### Supplied records

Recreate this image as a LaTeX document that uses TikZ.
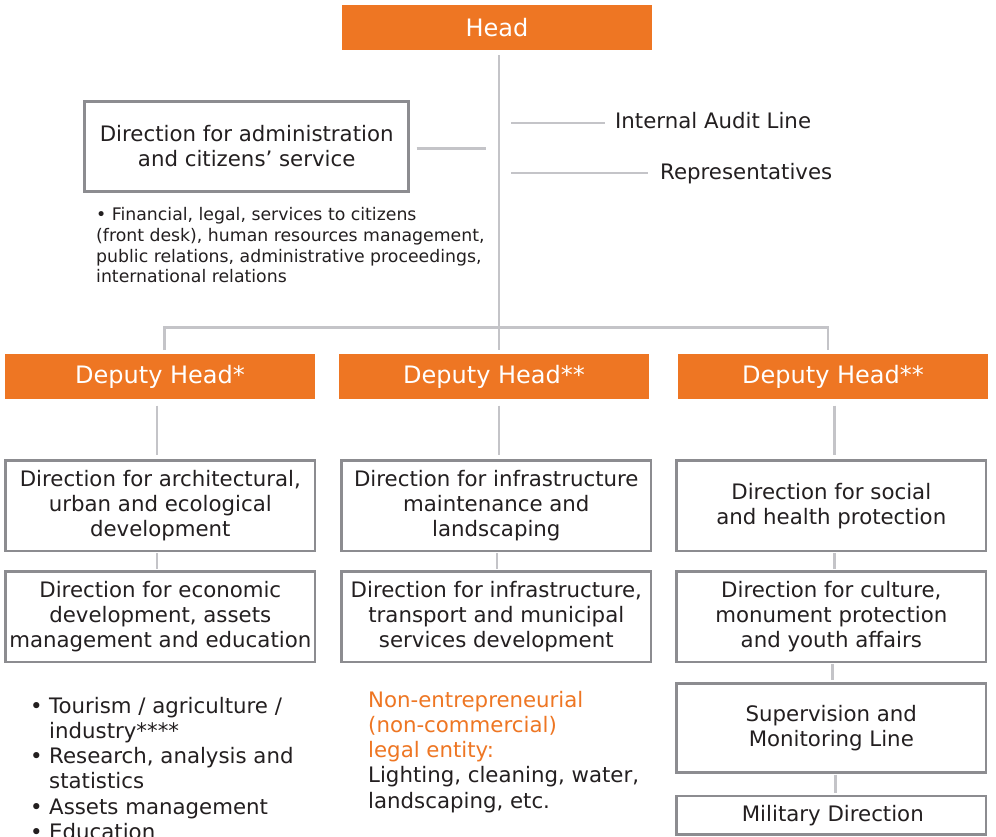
\documentclass[tikz,border=0pt]{standalone}
\usepackage{fontspec}
\setmainfont{DejaVu Sans}
\definecolor{brandorange}{HTML}{EE7623}
\definecolor{boxgray}{HTML}{8C8C90}
\definecolor{linegray}{HTML}{C4C4C8}
\definecolor{ink}{HTML}{231F20}
\begin{document}
\begin{tikzpicture}[x=1pt,y=-1pt,
  headbox/.style={fill=brandorange, text=white, inner sep=0pt, outer sep=0pt,
    minimum width=310pt, minimum height=45pt, font=\fontsize{24}{28}\selectfont},
  dirbox/.style={draw=boxgray, line width=2.6pt, fill=white, text=ink, inner sep=0pt,
    outer sep=0pt, align=center, minimum width=309.4pt, minimum height=90.4pt,
    font=\fontsize{21.3}{25.3}\selectfont},
  conn/.style={draw=linegray, line width=2.4pt},
  label/.style={text=ink, inner sep=0pt, font=\fontsize{21.3}{25.3}\selectfont},
  small/.style={text=ink, inner sep=0pt, font=\fontsize{17.3}{20.7}\selectfont},
  accent/.style={text=brandorange, inner sep=0pt, font=\fontsize{21.3}{25.3}\selectfont}]
\clip (0,0) rectangle (996,836);
\fill[white] (0,0) rectangle (996,836);

% top of the chart
\node[headbox] (head) at (497,27.5) {Head};
\node[dirbox, minimum width=324pt, minimum height=90pt] (admin) at (246.7,146.3)
  {Direction for administration\\and citizens’ service};

% staff lines hanging off the trunk
\coordinate (trunk) at (499,150);
\coordinate (t0) at (499,148.3);
\coordinate (t1) at (499,122.7);
\coordinate (t2) at (499,172.7);
\node[label, anchor=base west] (audit) at (615,128) {Internal Audit Line};
\node[label, anchor=base west] (reps) at (660,179) {Representatives};

% admin duties
\node[small, anchor=base west] (fin1) at (96,220.7) {\textbullet\ Financial, legal, services to citizens};
\node[small, anchor=base west] (fin2) at (96,241.4) {(front desk), human resources management,};
\node[small, anchor=base west] (fin3) at (96,262.1) {public relations, administrative proceedings,};
\node[small, anchor=base west] (fin4) at (96,282.8) {international relations};

% deputies
\node[headbox] (dep1) at (160,376.5) {Deputy Head*};
\node[headbox] (dep2) at (494,376.5) {Deputy Head**};
\node[headbox] (dep3) at (833,376.5) {Deputy Head**};

% directions, left column
\node[dirbox] (a1) at (160.3,505.8) {Direction for architectural,\\urban and ecological\\development};
\node[dirbox] (a2) at (160.3,616.8) {Direction for economic\\development, assets\\management and education};

% directions, middle column
\node[dirbox] (b1) at (496.3,505.8) {Direction for infrastructure\\maintenance and\\landscaping};
\node[dirbox] (b2) at (496.3,616.8) {Direction for infrastructure,\\transport and municipal\\services development};

% directions, right column
\node[dirbox] (c1) at (831.3,505.8) {Direction for social\\and health protection};
\node[dirbox] (c2) at (831.3,616.8) {Direction for culture,\\monument protection\\and youth affairs};
\node[dirbox, minimum height=89.4pt] (c3) at (831.3,728) {Supervision and\\Monitoring Line};
\node[dirbox, minimum height=38.4pt] (c4) at (831.3,815.2) {\hspace{3pt}Military Direction};

% tasks under the left column
\node[label, anchor=base west] (l1) at (49,713) {\llap{\textbullet\hspace{6.5pt}}Tourism / agriculture /};
\node[label, anchor=base west] (l2) at (49,738.3) {industry****};
\node[label, anchor=base west] (l3) at (49,763.6) {\llap{\textbullet\hspace{6.5pt}}Research, analysis and};
\node[label, anchor=base west] (l4) at (49,788.9) {statistics};
\node[label, anchor=base west] (l5) at (49,814.2) {\llap{\textbullet\hspace{6.5pt}}Assets management};
\node[label, anchor=base west] (l6) at (49,839.5) {\llap{\textbullet\hspace{6.5pt}}Education};

% utility company under the middle column
\node[accent, anchor=base west] (m1) at (368,707) {Non-entrepreneurial};
\node[accent, anchor=base west] (m2) at (368,732.3) {(non-commercial)};
\node[accent, anchor=base west] (m3) at (368,757.6) {legal entity:};
\node[label, anchor=base west] (m4) at (368,782.9) {Lighting, cleaning, water,};
\node[label, anchor=base west] (m5) at (368,808.2) {landscaping, etc.};

% connectors
\draw[conn, shorten <=5pt, shorten >=4pt] (head.south -| trunk) -- (dep2.north -| trunk);
\draw[conn, shorten <=8pt, shorten >=13pt] (admin.east |- t0) -- (t0);
\draw[conn, shorten <=12pt, shorten >=10pt] (t1) -- (t1 -| audit.west);
\draw[conn, shorten <=12pt, shorten >=12pt] (t2) -- (t2 -| reps.west);

\coordinate (jL) at (164.3,327.3);
\coordinate (jR) at (827.7,327.3);
\draw[conn, shorten <=4pt, shorten >=4pt] (dep1.north -| jL) -- (jL) -- (jR) -- (dep3.north -| jR);

\draw[conn, shorten <=6.7pt, shorten >=5.6pt] ([xshift=-3.3pt]dep1.south) -- ([xshift=-3.6pt]a1.north);
\draw[conn, shorten <=6.7pt, shorten >=5.6pt] ([xshift=5pt]dep2.south) -- ([xshift=2.7pt]b1.north);
\draw[conn, shorten <=6.7pt, shorten >=5.6pt] ([xshift=1.3pt]dep3.south) -- ([xshift=3pt]c1.north);

\draw[conn, shorten <=2pt, shorten >=3pt] ([xshift=-3.6pt]a1.south) -- ([xshift=-3.6pt]a2.north);
\draw[conn, shorten <=2pt, shorten >=3pt] ([xshift=0.4pt]b1.south) -- ([xshift=0.4pt]b2.north);
\draw[conn, shorten <=2pt, shorten >=3pt] ([xshift=3pt]c1.south) -- ([xshift=3pt]c2.north);
\draw[conn, shorten <=2pt, shorten >=3pt] ([xshift=1pt]c2.south) -- ([xshift=1pt]c3.north);
\draw[conn, shorten <=2pt, shorten >=3pt] ([xshift=4pt]c3.south) -- ([xshift=4pt]c4.north);
\end{tikzpicture}
\end{document}
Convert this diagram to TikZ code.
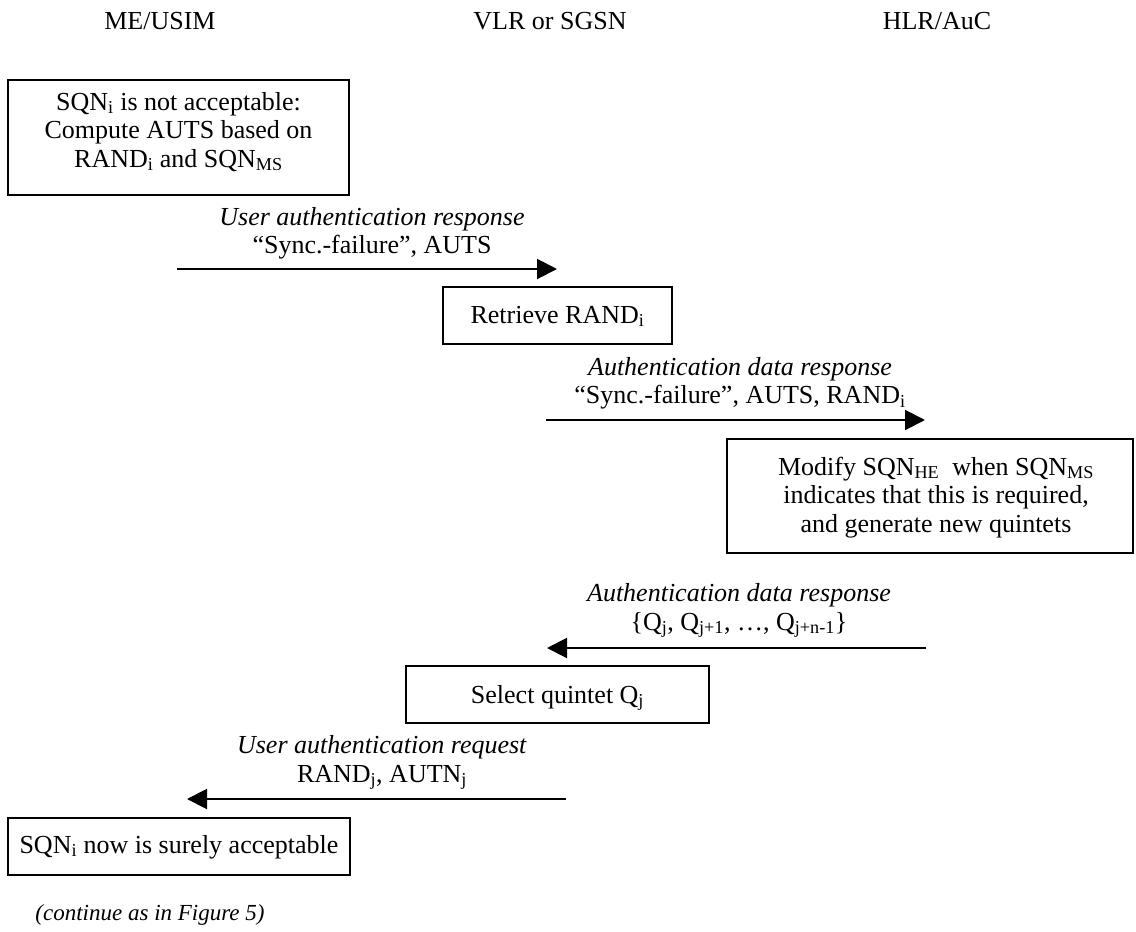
\documentclass[tikz,border=0pt]{standalone}
\usepackage{fontspec}
\setmainfont{Liberation Serif}
\usetikzlibrary{arrows.meta}
\newcommand\fs{\fontsize{26}{28.5}\selectfont}
\newcommand\mlines[1]{\begin{tabular}[t]{@{}c@{}}#1\end{tabular}}
\newcommand\sbs[1]{\textsubscript{#1}}
\begin{document}
\begin{tikzpicture}[x=1pt,y=-1pt,
  box/.style={draw, line width=2pt, inner sep=0pt, font=\fs},
  lbl/.style={inner sep=0pt, anchor=base, font=\fs},
  msg/.style={line width=2pt, -{Triangle[length=20pt,width=20pt]}}]
\useasboundingbox (0,0) rectangle (1136,932);
% headers
\node[lbl] (h1) at (160,29) {ME/USIM};
\node[lbl] (h2) at (550,29) {VLR or SGSN};
\node[lbl] (h3) at (937,29) {HLR/AuC};
% boxes
\node[box, anchor=base, minimum width=341pt, text height=30pt, text depth=85pt] (b1) at (178.5,110)
  {\mlines{SQN\sbs{i} is not acceptable:\\Compute AUTS based on\\RAND\sbs{i} and SQN\sbs{MS}}};
\node[box, anchor=base, minimum width=229pt, text height=36pt, text depth=21pt] (b2) at (557.5,323)
  {Retrieve RAND\sbs{i}};
\node[box, anchor=base, minimum width=406pt, text height=36pt, text depth=78pt] (b3) at (930,475)
  {\hspace*{12pt}\mlines{Modify SQN\sbs{HE}\ \ when SQN\sbs{MS}\\indicates that this is required,\\and generate new quintets}};
\node[box, anchor=base, minimum width=303pt, text height=37pt, text depth=20pt] (b4) at (557.5,703)
  {Select quintet Q\sbs{j}};
\node[box, anchor=base, minimum width=342pt, text height=35pt, text depth=22pt] (b5) at (179,853)
  {SQN\sbs{i} now is surely acceptable};
% message labels
\node[lbl] (l1) at (372,225) {\mlines{\textit{User authentication response}\\“Sync.-failure”, AUTS}};
\node[lbl] (l2) at (740,375) {\mlines{\textit{Authentication data response}\\“Sync.-failure”, AUTS, RAND\sbs{i}}};
\node[lbl] (l3) at (739,601.5) {\mlines{\textit{Authentication data response}\\\{Q\sbs{j}, Q\sbs{j+1}, …, Q\sbs{j+n-1}\}}};
\node[lbl] (l4) at (382,753.5) {\mlines{\textit{User authentication request}\\RAND\sbs{j}, AUTN\sbs{j}}};
% message arrows
\coordinate (a1s) at (177,269); \coordinate (a1e) at (557,269);
\coordinate (a2s) at (546,420); \coordinate (a2e) at (925,420);
\coordinate (a3s) at (926,648); \coordinate (a3e) at (547,648);
\coordinate (a4s) at (566,799); \coordinate (a4e) at (187,799);
\draw[msg] (a1s) -- (a1e);
\draw[msg] (a2s) -- (a2e);
\draw[msg] (a3s) -- (a3e);
\draw[msg] (a4s) -- (a4e);
% footer
\node[lbl, font=\fontsize{23}{27}\selectfont] (cont) at (150,920) {\textit{(continue as in Figure 5)}};
\end{tikzpicture}
\end{document}
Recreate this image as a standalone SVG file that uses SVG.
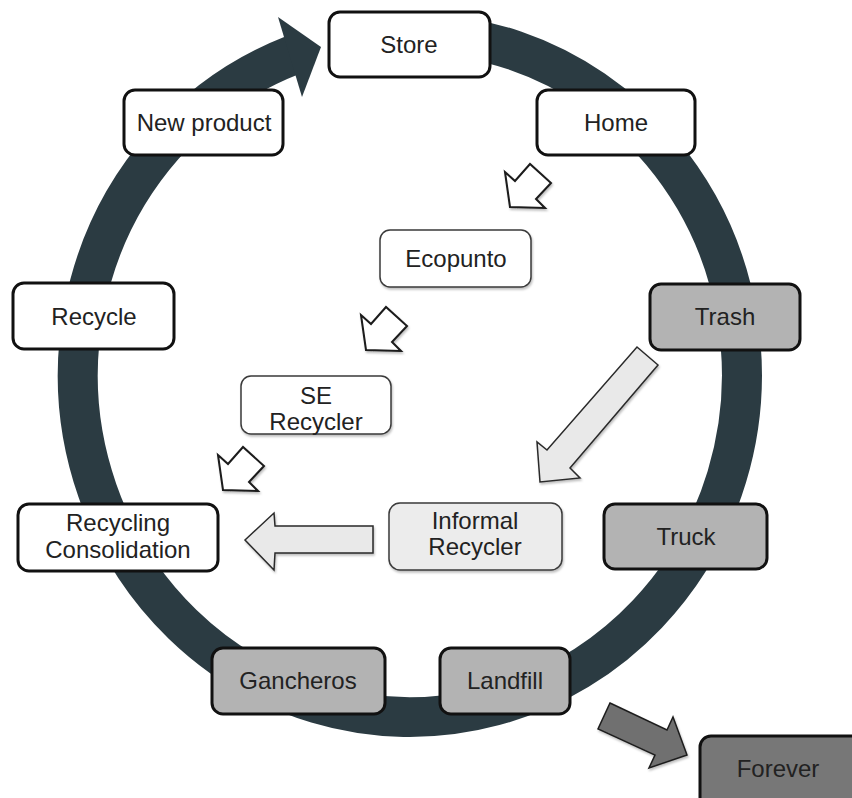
<svg xmlns="http://www.w3.org/2000/svg" width="852" height="798" viewBox="0 0 852 798">
  <defs>
    <style>
      .box { stroke: #111; stroke-width: 3; }
      .thin { stroke: #3a3a3a; stroke-width: 1.5; }
      .white { fill: #ffffff; }
      .grey { fill: #b3b3b3; }
      .pale { fill: #ececec; }
      .dark { fill: #777777; }
      text { font-family: "Liberation Sans", Arial, Helvetica, sans-serif; font-size: 24px; fill: #222; text-anchor: middle; }
      .hollow { fill: #ffffff; stroke: #1a1a1a; stroke-width: 2; stroke-linejoin: miter; }
      .block { fill: #e9e9e9; stroke: #2a2a2a; stroke-width: 1.5; }
      .sink { fill: #6f6f6f; stroke: #1e1e1e; stroke-width: 1.5; }
    </style>
    <filter id="shadow" x="-20%" y="-20%" width="140%" height="140%">
      <feDropShadow dx="1" dy="2" stdDeviation="1.2" flood-color="#000" flood-opacity="0.25"/>
    </filter>
    <!-- small outlined arrow pointing down-left, tip at origin -->
    <polygon id="smallArrow" class="hollow" points="0,0 -5,-35 5,-26 20,-43 41,-24 26,-8 35,1"/>
  </defs>

  <rect width="852" height="798" fill="#ffffff"/>

  <g id="connectors">
    <!-- cycle ring running clockwise from Store back into Store -->
    <path d="M 360 36.9 A 332 342 0 1 1 292 55.3" fill="none" stroke="#2b3b42" stroke-width="40"/>
    <polygon points="278,17 321,47 302,97" fill="#2b3b42"/>

    <!-- Home to Ecopunto to SE Recycler to Recycling Consolidation -->
    <use href="#smallArrow" x="510" y="207" filter="url(#shadow)"/>
    <use href="#smallArrow" x="366" y="350" filter="url(#shadow)"/>
    <use href="#smallArrow" x="223" y="490" filter="url(#shadow)"/>

    <!-- Trash to Informal Recycler -->
    <polygon class="block" filter="url(#shadow)" points="637,347 658,365 570,468 580,478 540,482 537,442 547,450"/>
    <!-- Informal Recycler to Recycling Consolidation -->
    <polygon class="block" filter="url(#shadow)" points="373,526 275,526 274,513 245,540 274,570 275,553 373,553"/>
    <!-- Landfill to Forever -->
    <polygon class="sink" filter="url(#shadow)" points="610,703 667,730 673,717 687,755 649,768 655,755 598,729"/>
  </g>

  <g id="store">
    <rect class="box white" x="329" y="12" width="161" height="65" rx="11"/>
    <text x="409" y="53">Store</text>
  </g>
  <g id="home">
    <rect class="box white" x="537" y="90" width="158" height="65" rx="11"/>
    <text x="616" y="131">Home</text>
  </g>
  <g id="new-product">
    <rect class="box white" x="124" y="90" width="159" height="65" rx="11"/>
    <text x="204" y="131">New product</text>
  </g>
  <g id="ecopunto">
    <rect class="thin white" x="380" y="230" width="151" height="57" rx="10" filter="url(#shadow)"/>
    <text x="456" y="267">Ecopunto</text>
  </g>
  <g id="recycle">
    <rect class="box white" x="13" y="283" width="161" height="66" rx="11"/>
    <text x="94" y="325">Recycle</text>
  </g>
  <g id="trash">
    <rect class="box grey" x="650" y="284" width="150" height="66" rx="11"/>
    <text x="725" y="325">Trash</text>
  </g>
  <g id="se-recycler">
    <rect class="thin white" x="241" y="376" width="150" height="58" rx="10" filter="url(#shadow)"/>
    <text x="316" y="404">SE</text>
    <text x="316" y="430">Recycler</text>
  </g>
  <g id="recycling-consolidation">
    <rect class="box white" x="18" y="504" width="200" height="67" rx="11"/>
    <text x="118" y="531">Recycling</text>
    <text x="118" y="558">Consolidation</text>
  </g>
  <g id="informal-recycler">
    <rect class="thin pale" x="389" y="503" width="173" height="67" rx="11" filter="url(#shadow)"/>
    <text x="475" y="529">Informal</text>
    <text x="475" y="555">Recycler</text>
  </g>
  <g id="truck">
    <rect class="box grey" x="604" y="504" width="163" height="65" rx="11"/>
    <text x="686" y="545">Truck</text>
  </g>
  <g id="gancheros">
    <rect class="box grey" x="212" y="648" width="173" height="66" rx="11"/>
    <text x="298" y="689">Gancheros</text>
  </g>
  <g id="landfill">
    <rect class="box grey" x="440" y="648" width="130" height="66" rx="11"/>
    <text x="505" y="689">Landfill</text>
  </g>
  <g id="forever">
    <rect class="box dark" x="700" y="736" width="170" height="80" rx="11"/>
    <text x="778" y="777">Forever</text>
  </g>
</svg>
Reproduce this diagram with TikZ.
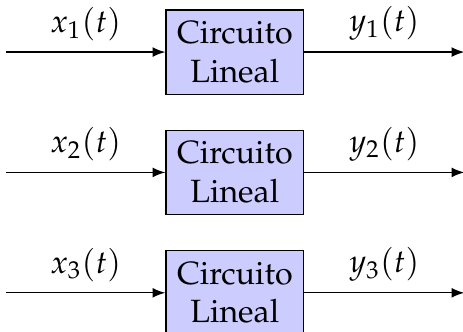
\documentclass[tikz,border=0pt]{standalone}
\usepackage{amsmath}
\usepackage[T1]{fontenc}
\usepackage{mathpazo}
\usepackage{tikz}
\usetikzlibrary{arrows,positioning}

\begin{document}
\begin{tikzpicture}
    \colorlet{boxblue}{blue!20}
    \tikzset{circuito/.style={draw, fill=boxblue, align=center,
                 minimum width=1.5cm, minimum height=0.92cm, inner sep=0pt}}

    \useasboundingbox (0,0) rectangle (5.054,-3.613);

    % The three circuits
    % (second and third stacked under the first)
    \node[circuito] (circ1) at (2.563,-0.568) {Circuito\\Lineal};
    \node[circuito, below=0.38cm of circ1] (circ2) {Circuito\\Lineal};
    \node[circuito, below=0.38cm of circ2] (circ3) {Circuito\\Lineal};

    % free ends of the signals
    \coordinate[left=1.74cm of circ1.west] (in1);
    \coordinate[left=1.74cm of circ2.west] (in2);
    \coordinate[left=1.74cm of circ3.west] (in3);
    \coordinate[right=1.75cm of circ1.east] (out1);
    \coordinate[right=1.75cm of circ2.east] (out2);
    \coordinate[right=1.75cm of circ3.east] (out3);

    % inputs
    \draw[-latex] (in1) -- (circ1) node[midway, above] {$x_1(t)$};
    \draw[-latex] (in2) -- (circ2) node[midway, above] {$x_2(t)$};
    \draw[-latex] (in3) -- (circ3) node[midway, above] {$x_3(t)$};

    % outputs
    \draw[-latex] (circ1) -- (out1) node[midway, above] {$y_1(t)$};
    \draw[-latex] (circ2) -- (out2) node[midway, above] {$y_2(t)$};
    \draw[-latex] (circ3) -- (out3) node[midway, above] {$y_3(t)$};
\end{tikzpicture}
\end{document}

######

* [Request] Pictures are left out; print exactly the lines from the one holding "Reproduce this diagram with TikZ." through the last line of the listing above, both included.

* [Solution to this problem]
Reproduce this diagram with TikZ.
\documentclass[tikz,border=0pt]{standalone}
\usepackage{amsmath}
\usepackage[T1]{fontenc}
\usepackage{mathpazo}
\usepackage{tikz}
\usetikzlibrary{arrows,positioning}

\begin{document}
\begin{tikzpicture}
    \colorlet{boxblue}{blue!20}
    \tikzset{circuito/.style={draw, fill=boxblue, align=center,
                 minimum width=1.5cm, minimum height=0.92cm, inner sep=0pt}}

    \useasboundingbox (0,0) rectangle (5.054,-3.613);

    % The three circuits
    % (second and third stacked under the first)
    \node[circuito] (circ1) at (2.563,-0.568) {Circuito\\Lineal};
    \node[circuito, below=0.38cm of circ1] (circ2) {Circuito\\Lineal};
    \node[circuito, below=0.38cm of circ2] (circ3) {Circuito\\Lineal};

    % free ends of the signals
    \coordinate[left=1.74cm of circ1.west] (in1);
    \coordinate[left=1.74cm of circ2.west] (in2);
    \coordinate[left=1.74cm of circ3.west] (in3);
    \coordinate[right=1.75cm of circ1.east] (out1);
    \coordinate[right=1.75cm of circ2.east] (out2);
    \coordinate[right=1.75cm of circ3.east] (out3);

    % inputs
    \draw[-latex] (in1) -- (circ1) node[midway, above] {$x_1(t)$};
    \draw[-latex] (in2) -- (circ2) node[midway, above] {$x_2(t)$};
    \draw[-latex] (in3) -- (circ3) node[midway, above] {$x_3(t)$};

    % outputs
    \draw[-latex] (circ1) -- (out1) node[midway, above] {$y_1(t)$};
    \draw[-latex] (circ2) -- (out2) node[midway, above] {$y_2(t)$};
    \draw[-latex] (circ3) -- (out3) node[midway, above] {$y_3(t)$};
\end{tikzpicture}
\end{document}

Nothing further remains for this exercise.